壁を登りきった後、楠さんの疲労がピークに達し、また楠さんの集中力の糸がぷっつり切れてしまったのだ...。

ここからは、10分歩いたら10分休憩するペース....。

時間が刻々と過ぎて行く。

山本は下降用で500ccの水を確保していたのだが、楠さんは途中で水をこぼしたらしく、山本の水を共有することに...。

楠さんはバテテいるし楠さんに水を優先的に飲ませると、今度は私が水分不足になってしまう。。。

これはちょっとまずい。

なんとか楠さんを叱咤激励し屏風の頭に到着。

写真は、ピースはしているものの目が完全に死んでいる楠さん。

17:30屏風の頭到着

もし水に余裕が有れば楠さんの体力の状況からここでビバークとしただろう。

しかし水が無い。頑張って涸沢までは降りようと出発。

しかし山の神様はそんなに簡単に下山させてはくれなかった。

17:50屏風の頭出発

もうすぐ日が落ちる。。

18:24△2565.6

足元がおぼつかなく、集中力の切れた楠さんに何度も集中!集中!とかけ声をかける。

19:14分岐コル

尾根線から涸沢へ向かう分岐を過ぎるくらいにはもう真っ暗ヘッドライトで足元を照らしてあるく。

そこから20分ほど歩いたところで足が止まった。

登山道に雪渓で塞がれていた。

雪渓があるのは想定内だった。そのために軽アイゼンとアイスハンマーのも携帯していた。

しかし想定外だったのは雪渓部分に降り注ぐ落石の雨。

雪渓の上部が溶け、地盤を緩め、白いはずの雪渓が真っ黒になっている。

10秒おきにくらいに握りこぶしくらいの石が落ち、30秒おきくらいに大玉スイカ以上の大きさの石が落ちてくる。

これでは先に進めない。

幸い?目の前は雪渓なので泥の着いていなそうな雪を溶かして水を作る。2時間位かけて3リットルの水を作った。小さなコッヘルで作ったので時間がかかった。

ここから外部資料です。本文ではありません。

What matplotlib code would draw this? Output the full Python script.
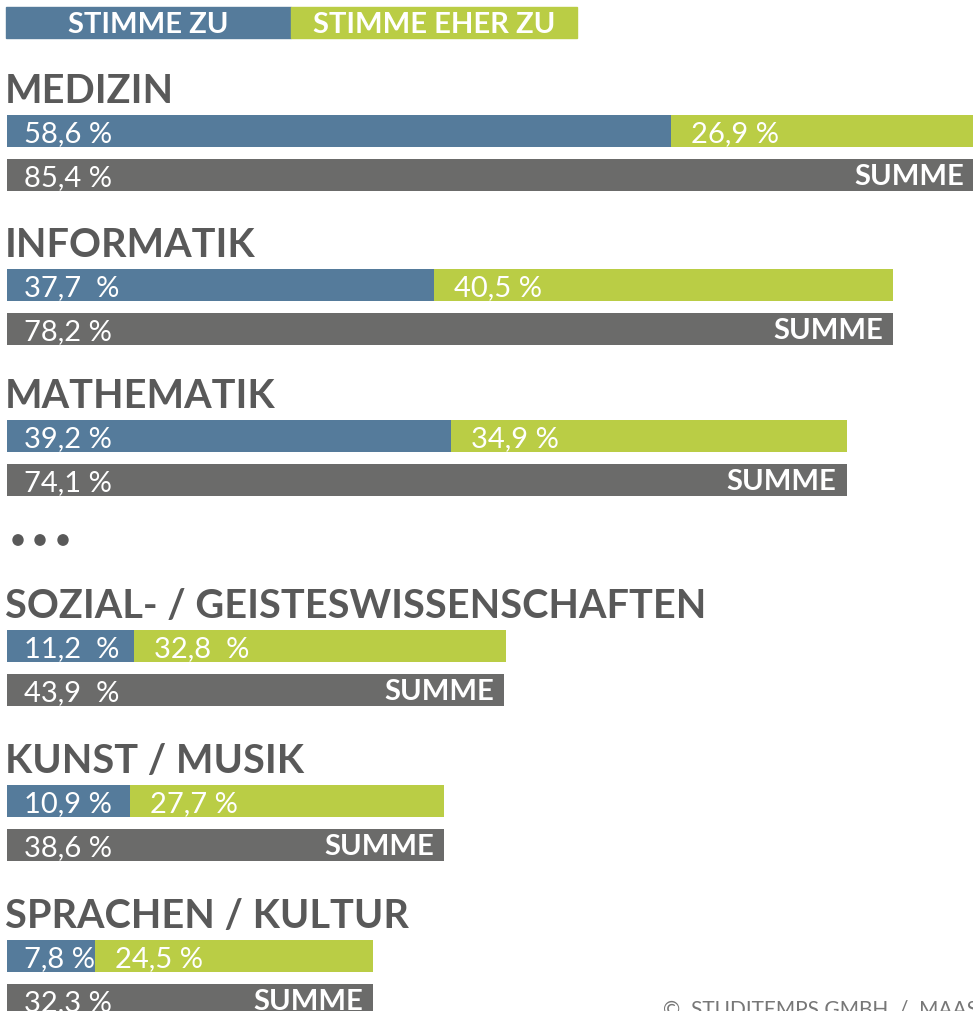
import matplotlib.pyplot as plt

# Daten (Anteil in %)
faecher = ['MEDIZIN', 'INFORMATIK', 'MATHEMATIK',
           'SOZIAL- / GEISTESWISSENSCHAFTEN', 'KUNST / MUSIK', 'SPRACHEN / KULTUR']
stimme_zu = [58.6, 37.7, 39.2, 11.2, 10.9, 7.8]
stimme_eher_zu = [26.9, 40.5, 34.9, 32.8, 27.7, 24.5]
summe = [85.4, 78.2, 74.1, 43.9, 38.6, 32.3]
label_zu = ['58,6 %', '37,7  %', '39,2 %', '11,2  %', '10,9 %', '7,8 %']
label_eher = ['26,9 %', '40,5 %', '34,9 %', '32,8  %', '27,7 %', '24,5 %']
label_summe = ['85,4 %', '78,2 %', '74,1 %', '43,9  %', '38,6 %', '32,3 %']
legende = ['STIMME ZU', 'STIMME EHER ZU']

BLAU = '#557b9b'
GRUEN = '#bacd45'
GRAU = '#6b6b6a'
DUNKEL = '#595959'

W, H = 973, 1011
fig = plt.figure(figsize=(W / 100, H / 100), dpi=100)
ax = fig.add_axes([0, 0, 1, 1])
ax.axis('off')

# 1 % = 11.33 px, Balken starten bei x = 7 px
skala = 11.33
x0 = 7
ax.set_xlim(-x0 / skala, (W - x0) / skala)
ax.set_ylim(H, 0)

plt.rcParams['font.family'] = ['Lato', 'DejaVu Sans']

tops = [115, 269, 420, 630, 785, 940]
hoehe = 32
abstand = 44

for i, name in enumerate(faecher):
    t = tops[i]
    # Ueberschrift
    fig.text(5 / W, 1 - (t - 12) / H, name, fontsize=28.5, fontweight='bold',
             color=DUNKEL, ha='left', va='baseline')
    y1 = t + hoehe / 2
    y2 = t + abstand + hoehe / 2
    ax.barh(y1, stimme_zu[i], height=hoehe, left=0, color=BLAU)
    ax.barh(y1, stimme_eher_zu[i], height=hoehe, left=stimme_zu[i], color=GRUEN)
    ax.barh(y2, summe[i], height=hoehe, left=0, color=GRAU)
    ax.text(1.5, t + 27, label_zu[i], color='white', fontsize=21,
            ha='left', va='baseline')
    ax.text(stimme_zu[i] + 1.75, t + 27, label_eher[i], color='white',
            fontsize=21, ha='left', va='baseline')
    ax.text(1.5, t + abstand + 27, label_summe[i], color='white',
            fontsize=21, ha='left', va='baseline')
    ax.text(summe[i] - 10 / skala, t + abstand + 26, 'SUMME', color='white',
            fontsize=21, fontweight='bold', ha='right', va='baseline')

# Legende oben
fig.patches.append(plt.Rectangle((6 / W, 1 - 38 / H), 285 / W, 31 / H,
                                 transform=fig.transFigure, color=BLAU))
fig.patches.append(plt.Rectangle((291 / W, 1 - 38 / H), 286 / W, 31 / H,
                                 transform=fig.transFigure, color=GRUEN))
fig.text(148 / W, 1 - 33 / H, legende[0], color='white', fontsize=21,
         fontweight='bold', ha='center', va='baseline')
fig.text(434 / W, 1 - 33 / H, legende[1], color='white', fontsize=21,
         fontweight='bold', ha='center', va='baseline')

# Auslassungspunkte
for xp in [18, 40, 63]:
    fig.patches.append(plt.Circle((xp / W, 1 - 540 / H), 5 / W,
                                  transform=fig.transFigure, color=DUNKEL))

# Copyright
fig.text(663 / W, 1 - 1016 / H, '©  STUDITEMPS GMBH  /  MAASTRICHT UNIVERSITY',
         color='#777777', fontsize=15, ha='left', va='baseline')

fig.savefig('out.png', dpi=100)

作った水は濁っていて蛾とか入っていたのだが、水に飢えた我々にはどんな磨かれたミネラルウォーターよりも美味しく感じた。

水が作り終えると、分岐のコルまで戻りビバーク体勢に入った。

22:00再び分岐コル ビバーク開始

A隊や留守登山本部に状況連絡をし、翌朝は徳沢方面のパノラマルートから下山することとなった。

パノラマルートの状況のわからないので翌朝からA隊も下から上がってくる段取りとなった。

 

8月1日

5:30起床

朝になり楠さんの顔に生気が戻る。美しい朝。

A隊連絡を取る。

6:45出発

昨日のことが嘘のように快適な登山道を順調に進む。

9:30頃A隊と奥又白池分岐を少し過ぎたあたりで合流

奥又白池分岐で小休止

12:00横尾ベースキャンプ到着

ゆっくりくつろぎその後下山となった。

 

この屏風岩合宿は正直クライミングをした記憶がほとんどない。

クライミングを終えてからが本番だった。

山は下山完了するまでが勝負。

最後まで謙虚に集中力を切らさずに取り組まなくてはならない。

 

色々な方達に、ご心配、ご迷惑をかけてしまった山行となりました。

本当に申し訳ありません。

この経験も今後の山行に生かして山に取り組みます。